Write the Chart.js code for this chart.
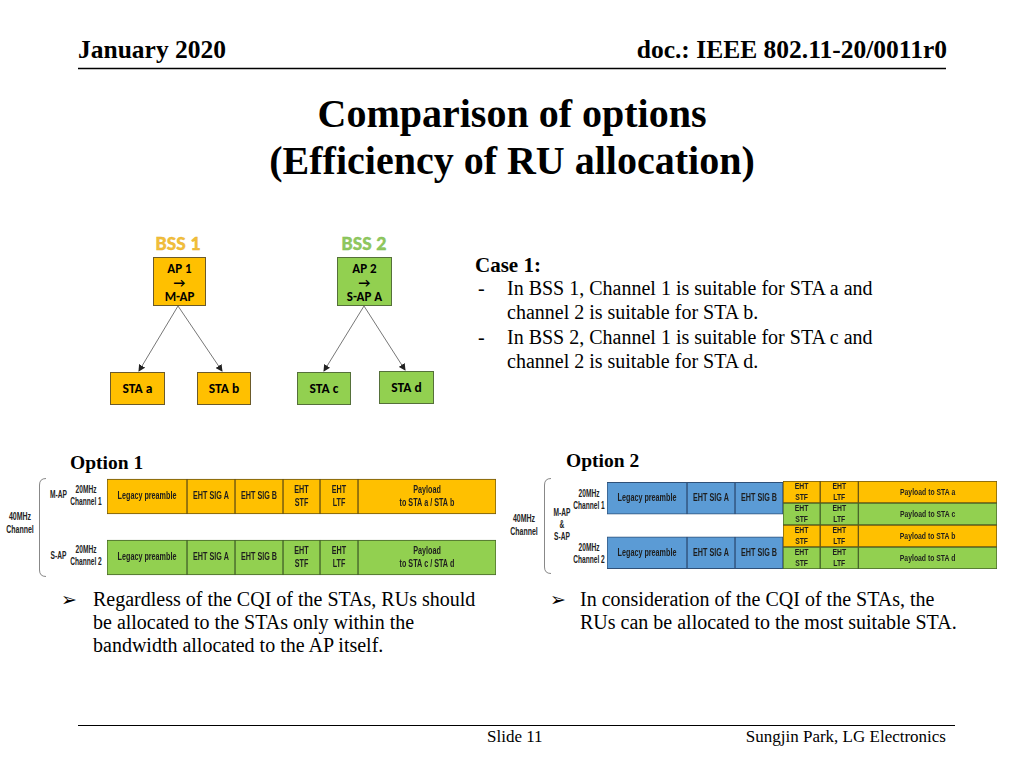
<!DOCTYPE html>
<html><head><meta charset="utf-8">
<script src="https://cdn.jsdelivr.net/npm/chart.js@4.4.1/dist/chart.umd.min.js"></script>
<style>
html,body{margin:0;padding:0;background:#fff;width:1024px;height:768px;overflow:hidden;}
#stage{position:relative;width:1024px;height:768px;}
#txt{position:absolute;left:0;top:0;}
canvas{position:absolute;}
.serif{font-family:"Liberation Serif","Times New Roman",serif;fill:#000;}
.b{font-weight:bold;}
.cal{font-family:Carlito,Lato,"Open Sans",sans-serif;font-weight:bold;}
.n{font-family:"Liberation Sans Narrow","Liberation Sans",Arial,sans-serif;font-weight:bold;font-size:10px;fill:#222;}
</style></head><body>
<div id="stage">
<svg id="txt" width="1024" height="768" xmlns="http://www.w3.org/2000/svg">
  <defs>
    <marker id="ah" markerWidth="7" markerHeight="7" refX="6" refY="3.5" orient="auto" markerUnits="userSpaceOnUse">
      <path d="M0,0 L7,3.5 L0,7 z" fill="#222"/>
    </marker>
  </defs>
  <!-- header -->
  <text class="serif b" x="78" y="58" font-size="25.5">January 2020</text>
  <text class="serif b" x="947" y="58" font-size="25.5" text-anchor="end">doc.: IEEE 802.11-20/0011r0</text>
  <line x1="78" y1="68.5" x2="946" y2="68.5" stroke="#000" stroke-width="1.5"/>
  <!-- title -->
  <text class="serif b" x="512" y="127" font-size="40" text-anchor="middle">Comparison of options</text>
  <text class="serif b" x="512" y="174" font-size="40" text-anchor="middle">(Efficiency of RU allocation)</text>

  <!-- tree diagram -->
  <text class="cal" x="178" y="250" font-size="20" text-anchor="middle" fill="#F2BF3A" stroke="#E8B030" stroke-width="0.4">BSS 1</text>
  <text class="cal" x="364" y="250" font-size="20" text-anchor="middle" fill="#8FC85E" stroke="#82BC52" stroke-width="0.4">BSS 2</text>
  <rect x="153.5" y="257.5" width="52" height="48" fill="#FFC000" stroke="#6b5a2a" stroke-width="1"/>
  <rect x="337.5" y="257.5" width="54" height="48" fill="#92D050" stroke="#55703a" stroke-width="1"/>
  <text class="cal" font-size="13" text-anchor="middle">
    <tspan x="179.5" y="272.5">AP 1</tspan><tspan x="179.5" y="286.5">→</tspan><tspan x="179.5" y="300.5">M-AP</tspan>
  </text>
  <text class="cal" font-size="13" text-anchor="middle">
    <tspan x="364.5" y="272.5">AP 2</tspan><tspan x="364.5" y="286.5">→</tspan><tspan x="364.5" y="300.5">S-AP A</tspan>
  </text>
  <line x1="178" y1="306" x2="139" y2="371" stroke="#777" stroke-width="1" marker-end="url(#ah)"/>
  <line x1="178" y1="306" x2="222" y2="371" stroke="#777" stroke-width="1" marker-end="url(#ah)"/>
  <line x1="364" y1="306" x2="324" y2="371" stroke="#777" stroke-width="1" marker-end="url(#ah)"/>
  <line x1="364" y1="306" x2="405" y2="370" stroke="#777" stroke-width="1" marker-end="url(#ah)"/>
  <rect x="110.5" y="372.5" width="54" height="32" fill="#FFC000" stroke="#6b5a2a"/>
  <rect x="197.5" y="372.5" width="53" height="32" fill="#FFC000" stroke="#6b5a2a"/>
  <rect x="297.5" y="372.5" width="53" height="32" fill="#92D050" stroke="#55703a"/>
  <rect x="379.5" y="371.5" width="54" height="32" fill="#92D050" stroke="#55703a"/>
  <text class="cal" x="137.5" y="393" font-size="13.5" text-anchor="middle">STA a</text>
  <text class="cal" x="224" y="393" font-size="13.5" text-anchor="middle">STA b</text>
  <text class="cal" x="324" y="393" font-size="13.5" text-anchor="middle">STA c</text>
  <text class="cal" x="406.5" y="392" font-size="13.5" text-anchor="middle">STA d</text>

  <!-- case text -->
  <text class="serif b" x="475" y="272" font-size="21">Case 1:</text>
  <text class="serif" x="478" y="295" font-size="20">-</text>
  <text class="serif" x="507" y="295" font-size="20">In BSS 1, Channel 1 is suitable for STA a and</text>
  <text class="serif" x="507" y="319" font-size="20">channel 2 is suitable for STA b.</text>
  <text class="serif" x="478" y="344" font-size="20">-</text>
  <text class="serif" x="507" y="344" font-size="20">In BSS 2, Channel 1 is suitable for STA c and</text>
  <text class="serif" x="507" y="368" font-size="20">channel 2 is suitable for STA d.</text>

  <!-- option headings -->
  <text class="serif b" x="70" y="469" font-size="19.5">Option 1</text>
  <text class="serif b" x="566" y="467" font-size="19.5">Option 2</text>

  <!-- option 1 side labels -->
  <path d="M46,478.5 Q39.5,478.5 39.5,485 L39.5,570 Q39.5,576.5 46,576.5" fill="none" stroke="#888" stroke-width="1"/>
  <text class="n" transform="translate(20,520) scale(0.7,1)" text-anchor="middle">40MHz</text>
  <text class="n" transform="translate(20,533) scale(0.7,1)" text-anchor="middle">Channel</text>
  <text class="n" transform="translate(58.5,498) scale(0.66,1)" text-anchor="middle">M-AP</text>
  <text class="n" transform="translate(86,493) scale(0.66,1)" text-anchor="middle">20MHz</text>
  <text class="n" transform="translate(86,505) scale(0.66,1)" text-anchor="middle">Channel 1</text>
  <text class="n" transform="translate(58.5,559) scale(0.66,1)" text-anchor="middle">S-AP</text>
  <text class="n" transform="translate(86,553) scale(0.66,1)" text-anchor="middle">20MHz</text>
  <text class="n" transform="translate(86,565) scale(0.66,1)" text-anchor="middle">Channel 2</text>

  <!-- option 2 side labels -->
  <path d="M551,478.5 Q544.5,478.5 544.5,485 L544.5,567 Q544.5,573.5 551,573.5" fill="none" stroke="#888" stroke-width="1"/>
  <text class="n" transform="translate(524,522) scale(0.7,1)" text-anchor="middle">40MHz</text>
  <text class="n" transform="translate(524,535) scale(0.7,1)" text-anchor="middle">Channel</text>
  <text class="n" transform="translate(562,516) scale(0.66,1)" text-anchor="middle">M-AP</text>
  <text class="n" transform="translate(562,528) scale(0.66,1)" text-anchor="middle">&amp;</text>
  <text class="n" transform="translate(562,540) scale(0.66,1)" text-anchor="middle">S-AP</text>
  <text class="n" transform="translate(589,497) scale(0.66,1)" text-anchor="middle">20MHz</text>
  <text class="n" transform="translate(589,509) scale(0.66,1)" text-anchor="middle">Channel 1</text>
  <text class="n" transform="translate(589,551) scale(0.66,1)" text-anchor="middle">20MHz</text>
  <text class="n" transform="translate(589,563) scale(0.66,1)" text-anchor="middle">Channel 2</text>

  <!-- bullets -->
  <text x="61" y="606" font-size="19" font-family="DejaVu Sans">➢</text>
  <text class="serif" x="93" y="606" font-size="20">Regardless of the CQI of the STAs, RUs should</text>
  <text class="serif" x="93" y="629" font-size="20">be allocated to the STAs only within the</text>
  <text class="serif" x="93" y="652" font-size="20">bandwidth allocated to the AP itself.</text>
  <text x="550" y="606" font-size="19" font-family="DejaVu Sans">➢</text>
  <text class="serif" x="580" y="606" font-size="20">In consideration of the CQI of the STAs, the</text>
  <text class="serif" x="580" y="629" font-size="20">RUs can be allocated to the most suitable STA.</text>

  <!-- footer -->
  <line x1="78" y1="725.5" x2="955" y2="725.5" stroke="#000" stroke-width="1.2"/>
  <text class="serif" x="487" y="742" font-size="17">Slide 11</text>
  <text class="serif" x="946" y="742" font-size="17" text-anchor="end">Sungjin Park, LG Electronics</text>
</svg>
<canvas id="opt1" width="391" height="122" style="left:106px;top:466px"></canvas>
<canvas id="opt2a" width="178" height="109" style="left:606px;top:471px"></canvas>
<canvas id="opt2b" width="216" height="88" style="left:782px;top:481px"></canvas>
</div>
<script>
// ---- data (time units along the frame) ----
const segmentNames   = ['Legacy preamble', 'EHT SIG A', 'EHT SIG B', 'EHT STF', 'EHT LTF', 'Payload'];
const segmentEdges   = [0, 80, 128, 176, 213, 251, 389];
const option1Rows    = ['M-AP Channel 1', 'S-AP Channel 2'];
const option1Payload = ['to STA a / STA b', 'to STA c / STA d'];
const option2Rows    = ['Channel 1', 'Channel 2'];
const option2StaRows = ['STA a', 'STA c', 'STA b', 'STA d'];

const ORANGE = '#FFC000', GREEN = '#92D050', BLUE = '#5B9BD5';
const ORANGE_B = '#6b5512', GREEN_B = '#46652a', BLUE_B = '#2f5078';

function seg(i) { return [segmentEdges[i], segmentEdges[i + 1]]; }
function labelLines(i, payloadText, oneLine) {
  const name = segmentNames[i];
  if (i === 3 || i === 4) return name.split(' ');
  if (i === 5) return oneLine ? [name + ' ' + payloadText] : [name, payloadText];
  return [name];
}

const segLabelPlugin = {
  id: 'segLabels',
  afterDatasetsDraw(chart, args, opts) {
    const ctx = chart.ctx;
    ctx.save();
    ctx.fillStyle = '#1e1e1e';
    ctx.textAlign = 'center';
    ctx.textBaseline = 'middle';
    ctx.font = 'bold ' + opts.size + 'px "Liberation Sans Narrow","Liberation Sans",Arial,sans-serif';
    chart.data.datasets.forEach((ds, di) => {
      const meta = chart.getDatasetMeta(di);
      meta.data.forEach((bar, i) => {
        const p = bar.getProps(['x', 'y', 'base'], true);
        const cx = (p.x + p.base) / 2;
        const lines = ds.segText[i];
        const n = lines.length;
        lines.forEach((t, k) => {
          const dy = (k - (n - 1) / 2) * opts.lineGap;
          ctx.save();
          ctx.translate(cx, p.y + dy);
          ctx.scale(opts.squeeze, 1);
          ctx.fillText(t, 0, 0);
          ctx.restore();
        });
      });
    });
    ctx.restore();
  }
};

function baseOptions(xmin, xmax, thickness, labelOpts) {
  return {
    indexAxis: 'y',
    responsive: false,
    animation: false,
    events: [],
    layout: { padding: { left: 1, right: 1, top: 0, bottom: 0 } },
    plugins: { legend: { display: false }, tooltip: { enabled: false }, segLabels: labelOpts },
    scales: {
      x: { type: 'linear', min: xmin, max: xmax, display: false },
      y: { type: 'category', display: false, offset: true }
    },
    datasets: { bar: { grouped: false, barThickness: thickness, borderWidth: 1, borderSkipped: false,
      categoryPercentage: 1, barPercentage: 1 } }
  };
}

// Option 1: each AP only uses its own 20 MHz channel
const opt1Colors = [ORANGE, GREEN], opt1Borders = [ORANGE_B, GREEN_B];
new Chart(document.getElementById('opt1'), {
  type: 'bar',
  data: {
    labels: option1Rows,
    datasets: segmentNames.map((name, i) => ({
      label: name,
      data: option1Rows.map(() => seg(i)),
      backgroundColor: opt1Colors,
      borderColor: opt1Borders,
      segText: option1Rows.map((r, k) => labelLines(i, option1Payload[k], false))
    }))
  },
  options: baseOptions(segmentEdges[0], segmentEdges[6], 35, { size: 10, squeeze: 0.72, lineGap: 12.5 }),
  plugins: [segLabelPlugin]
});

// Option 2: common preamble on both channels
new Chart(document.getElementById('opt2a'), {
  type: 'bar',
  data: {
    labels: option2Rows,
    datasets: [0, 1, 2].map(i => ({
      label: segmentNames[i],
      data: option2Rows.map(() => seg(i)),
      backgroundColor: BLUE,
      borderColor: BLUE_B,
      segText: option2Rows.map(() => labelLines(i, '', true))
    }))
  },
  options: baseOptions(segmentEdges[0], segmentEdges[3], 32, { size: 10, squeeze: 0.72, lineGap: 12 }),
  plugins: [segLabelPlugin]
});

// Option 2: RUs allocated per STA across the 40 MHz
const staColors = [ORANGE, GREEN, ORANGE, GREEN], staBorders = [ORANGE_B, GREEN_B, ORANGE_B, GREEN_B];
new Chart(document.getElementById('opt2b'), {
  type: 'bar',
  data: {
    labels: option2StaRows,
    datasets: [3, 4, 5].map(i => ({
      label: segmentNames[i],
      data: option2StaRows.map(() => seg(i)),
      backgroundColor: staColors,
      borderColor: staBorders,
      segText: option2StaRows.map(s => labelLines(i, 'to ' + s, true))
    }))
  },
  options: baseOptions(segmentEdges[3], segmentEdges[6], 22, { size: 9.5, squeeze: 0.72, lineGap: 11 }),
  plugins: [segLabelPlugin]
});
</script>
</body></html>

> _Exercise_
Begin at the first line of the material and copy each line exactly through the one containing "of RU allocation)</text>". Omit pictures.

> _Exercise response_
Write the Chart.js code for this chart.
<!DOCTYPE html>
<html><head><meta charset="utf-8">
<script src="https://cdn.jsdelivr.net/npm/chart.js@4.4.1/dist/chart.umd.min.js"></script>
<style>
html,body{margin:0;padding:0;background:#fff;width:1024px;height:768px;overflow:hidden;}
#stage{position:relative;width:1024px;height:768px;}
#txt{position:absolute;left:0;top:0;}
canvas{position:absolute;}
.serif{font-family:"Liberation Serif","Times New Roman",serif;fill:#000;}
.b{font-weight:bold;}
.cal{font-family:Carlito,Lato,"Open Sans",sans-serif;font-weight:bold;}
.n{font-family:"Liberation Sans Narrow","Liberation Sans",Arial,sans-serif;font-weight:bold;font-size:10px;fill:#222;}
</style></head><body>
<div id="stage">
<svg id="txt" width="1024" height="768" xmlns="http://www.w3.org/2000/svg">
  <defs>
    <marker id="ah" markerWidth="7" markerHeight="7" refX="6" refY="3.5" orient="auto" markerUnits="userSpaceOnUse">
      <path d="M0,0 L7,3.5 L0,7 z" fill="#222"/>
    </marker>
  </defs>
  <!-- header -->
  <text class="serif b" x="78" y="58" font-size="25.5">January 2020</text>
  <text class="serif b" x="947" y="58" font-size="25.5" text-anchor="end">doc.: IEEE 802.11-20/0011r0</text>
  <line x1="78" y1="68.5" x2="946" y2="68.5" stroke="#000" stroke-width="1.5"/>
  <!-- title -->
  <text class="serif b" x="512" y="127" font-size="40" text-anchor="middle">Comparison of options</text>
  <text class="serif b" x="512" y="174" font-size="40" text-anchor="middle">(Efficiency of RU allocation)</text>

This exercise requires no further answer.